Could you transcribe every record below exactly as written, leaving out any pictures?

◆ Provided records:
((
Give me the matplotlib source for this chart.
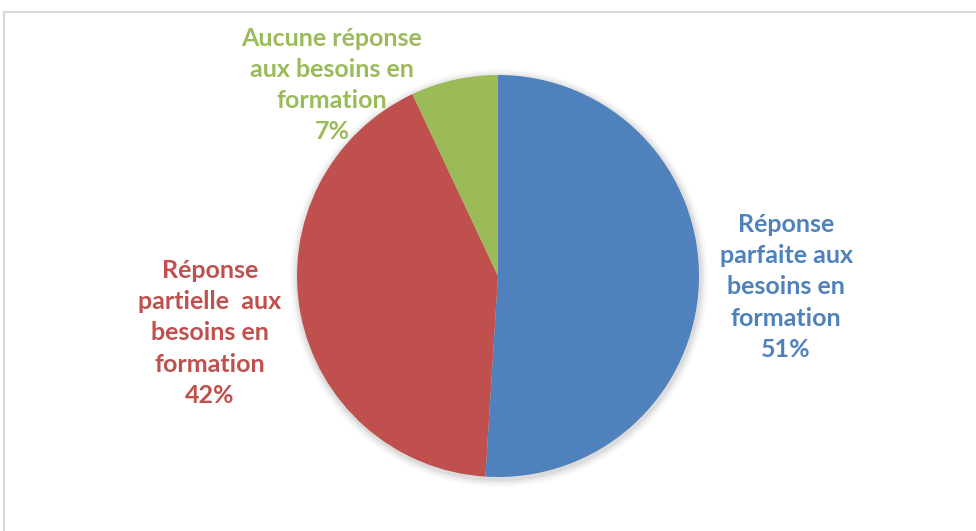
import matplotlib.pyplot as plt
from matplotlib.patches import Circle

labels = ['Réponse\nparfaite aux\nbesoins en\nformation\n51%',
          'Réponse\npartielle  aux\nbesoins en\nformation\n42%',
          'Aucune réponse\naux besoins en\nformation\n7%']
values = [51, 42, 7]
colors = ['#4F81BD', '#C0504D', '#9BBB59']
label_pos = [(786, 287), (210, 333), (332, 85)]

W, H = 976, 531
fig = plt.figure(figsize=(W / 100, H / 100), dpi=100)
ax = fig.add_axes([0, 0, 1, 1])

cx, cy, r = 498, H - 276, 201

# soft shadow like the Excel chart
for i, a in enumerate([0.05, 0.04, 0.03, 0.02]):
    ax.add_patch(Circle((cx + 1, cy - 2), r + 2 + 2 * i, color='black', alpha=a, lw=0, zorder=0))

ax.pie(values, colors=colors, startangle=90, counterclock=False,
       center=(cx, cy), radius=r, frame=True,
       wedgeprops=dict(linewidth=0, zorder=1))
ax.set_xlim(0, W)
ax.set_ylim(0, H)
ax.set_aspect('equal')
ax.axis('off')

for lab, col, (x, y) in zip(labels, colors, label_pos):
    ax.text(x, H - y, lab, color=col, ha='center', va='center', fontsize=18,
            fontweight='bold', family='Lato', linespacing=1.43)

# chart frame (only top and left edges visible)
ax.plot([4, W + 5], [H - 12, H - 12], color='#D9D9D9', lw=1.5, clip_on=False)
ax.plot([4, 4], [H - 12, -5], color='#D9D9D9', lw=1.5, clip_on=False)

fig.savefig('out.png', dpi=100)
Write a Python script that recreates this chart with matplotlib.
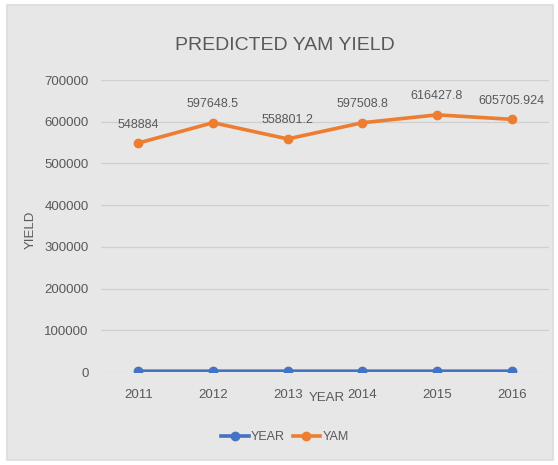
import matplotlib.pyplot as plt
from matplotlib.patches import Rectangle

plt.rcParams['font.family'] = ['Liberation Sans', 'DejaVu Sans']

years = ['2011', '2012', '2013', '2014', '2015', '2016']
year_vals = [2011, 2012, 2013, 2014, 2015, 2016]
yam_vals = [548884, 597648.5, 558801.2, 597508.8, 616427.8, 605705.924]
yam_labels = ['548884', '597648.5', '558801.2', '597508.8', '616427.8', '605705.924']
y_ticks = [0, 100000, 200000, 300000, 400000, 500000, 600000, 700000]

txt = '#595959'
blue = '#4472C4'
orange = '#ED7D31'

fig = plt.figure(figsize=(5.58, 4.65), dpi=100)
fig.patch.set_facecolor('white')
# chart panel
fig.patches.append(Rectangle((7 / 558, 5 / 465), 546 / 558, 455 / 465,
                             transform=fig.transFigure, facecolor='#e7e7e7',
                             edgecolor='#dcdcdc', linewidth=1.2, zorder=-5))

ax = fig.add_axes([101 / 558, 1 - 372 / 465, 448 / 558, 292 / 465])
ax.set_facecolor('none')
ax.set_zorder(2)

x = range(len(years))
ax.plot(x, year_vals, color=blue, lw=2.6, marker='o', ms=6, label='YEAR', zorder=3)
ax.plot(x, yam_vals, color=orange, lw=2.6, marker='o', ms=6, label='YAM', zorder=3)

for i, (v, s) in enumerate(zip(yam_vals, yam_labels)):
    ax.annotate(s, (i, v), xytext=(0, 9), textcoords='offset points',
                ha='center', va='bottom', fontsize=9, color=txt)

ax.set_xlim(-0.5, len(years) - 0.5)
ax.set_ylim(0, 700000)
ax.set_yticks(y_ticks)
ax.set_yticklabels([str(t) for t in y_ticks])
ax.set_xticks(list(x))
ax.set_xticklabels(years)
ax.tick_params(axis='both', length=0, labelsize=9.5, colors=txt)
ax.tick_params(axis='y', pad=9)
ax.tick_params(axis='x', pad=12)
ax.grid(axis='y', color='#cfcfcf', lw=0.9)
ax.set_axisbelow(True)
for sp in ax.spines.values():
    sp.set_visible(False)

ax.set_xlabel('YEAR', fontsize=9.5, color=txt)
ax.xaxis.set_label_coords((327 - 101) / 448, -20 / 292)
ax.set_ylabel('YIELD', fontsize=9.5, color=txt)
ax.yaxis.set_label_coords((37 - 101) / 448, (372 - 230) / 292)

fig.text(285 / 558, 1 - 45 / 465, 'PREDICTED YAM YIELD', ha='center', va='center',
         fontsize=14, color=txt)

leg = fig.legend(loc='center', bbox_to_anchor=(285 / 558, 1 - 437 / 465), ncol=2,
                 frameon=False, fontsize=9, labelcolor=txt, handlelength=2.2,
                 handletextpad=0.2, columnspacing=0.6)

fig.savefig('out.png', dpi=100, facecolor=fig.get_facecolor())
))
◆ Exercise answer:
Give me the matplotlib source for this chart.
import matplotlib.pyplot as plt
from matplotlib.patches import Circle

labels = ['Réponse\nparfaite aux\nbesoins en\nformation\n51%',
          'Réponse\npartielle  aux\nbesoins en\nformation\n42%',
          'Aucune réponse\naux besoins en\nformation\n7%']
values = [51, 42, 7]
colors = ['#4F81BD', '#C0504D', '#9BBB59']
label_pos = [(786, 287), (210, 333), (332, 85)]

W, H = 976, 531
fig = plt.figure(figsize=(W / 100, H / 100), dpi=100)
ax = fig.add_axes([0, 0, 1, 1])

cx, cy, r = 498, H - 276, 201

# soft shadow like the Excel chart
for i, a in enumerate([0.05, 0.04, 0.03, 0.02]):
    ax.add_patch(Circle((cx + 1, cy - 2), r + 2 + 2 * i, color='black', alpha=a, lw=0, zorder=0))

ax.pie(values, colors=colors, startangle=90, counterclock=False,
       center=(cx, cy), radius=r, frame=True,
       wedgeprops=dict(linewidth=0, zorder=1))
ax.set_xlim(0, W)
ax.set_ylim(0, H)
ax.set_aspect('equal')
ax.axis('off')

for lab, col, (x, y) in zip(labels, colors, label_pos):
    ax.text(x, H - y, lab, color=col, ha='center', va='center', fontsize=18,
            fontweight='bold', family='Lato', linespacing=1.43)

# chart frame (only top and left edges visible)
ax.plot([4, W + 5], [H - 12, H - 12], color='#D9D9D9', lw=1.5, clip_on=False)
ax.plot([4, 4], [H - 12, -5], color='#D9D9D9', lw=1.5, clip_on=False)

fig.savefig('out.png', dpi=100)
Write a Python script that recreates this chart with matplotlib.
import matplotlib.pyplot as plt
from matplotlib.patches import Rectangle

plt.rcParams['font.family'] = ['Liberation Sans', 'DejaVu Sans']

years = ['2011', '2012', '2013', '2014', '2015', '2016']
year_vals = [2011, 2012, 2013, 2014, 2015, 2016]
yam_vals = [548884, 597648.5, 558801.2, 597508.8, 616427.8, 605705.924]
yam_labels = ['548884', '597648.5', '558801.2', '597508.8', '616427.8', '605705.924']
y_ticks = [0, 100000, 200000, 300000, 400000, 500000, 600000, 700000]

txt = '#595959'
blue = '#4472C4'
orange = '#ED7D31'

fig = plt.figure(figsize=(5.58, 4.65), dpi=100)
fig.patch.set_facecolor('white')
# chart panel
fig.patches.append(Rectangle((7 / 558, 5 / 465), 546 / 558, 455 / 465,
                             transform=fig.transFigure, facecolor='#e7e7e7',
                             edgecolor='#dcdcdc', linewidth=1.2, zorder=-5))

ax = fig.add_axes([101 / 558, 1 - 372 / 465, 448 / 558, 292 / 465])
ax.set_facecolor('none')
ax.set_zorder(2)

x = range(len(years))
ax.plot(x, year_vals, color=blue, lw=2.6, marker='o', ms=6, label='YEAR', zorder=3)
ax.plot(x, yam_vals, color=orange, lw=2.6, marker='o', ms=6, label='YAM', zorder=3)

for i, (v, s) in enumerate(zip(yam_vals, yam_labels)):
    ax.annotate(s, (i, v), xytext=(0, 9), textcoords='offset points',
                ha='center', va='bottom', fontsize=9, color=txt)

ax.set_xlim(-0.5, len(years) - 0.5)
ax.set_ylim(0, 700000)
ax.set_yticks(y_ticks)
ax.set_yticklabels([str(t) for t in y_ticks])
ax.set_xticks(list(x))
ax.set_xticklabels(years)
ax.tick_params(axis='both', length=0, labelsize=9.5, colors=txt)
ax.tick_params(axis='y', pad=9)
ax.tick_params(axis='x', pad=12)
ax.grid(axis='y', color='#cfcfcf', lw=0.9)
ax.set_axisbelow(True)
for sp in ax.spines.values():
    sp.set_visible(False)

ax.set_xlabel('YEAR', fontsize=9.5, color=txt)
ax.xaxis.set_label_coords((327 - 101) / 448, -20 / 292)
ax.set_ylabel('YIELD', fontsize=9.5, color=txt)
ax.yaxis.set_label_coords((37 - 101) / 448, (372 - 230) / 292)

fig.text(285 / 558, 1 - 45 / 465, 'PREDICTED YAM YIELD', ha='center', va='center',
         fontsize=14, color=txt)

leg = fig.legend(loc='center', bbox_to_anchor=(285 / 558, 1 - 437 / 465), ncol=2,
                 frameon=False, fontsize=9, labelcolor=txt, handlelength=2.2,
                 handletextpad=0.2, columnspacing=0.6)

fig.savefig('out.png', dpi=100, facecolor=fig.get_facecolor())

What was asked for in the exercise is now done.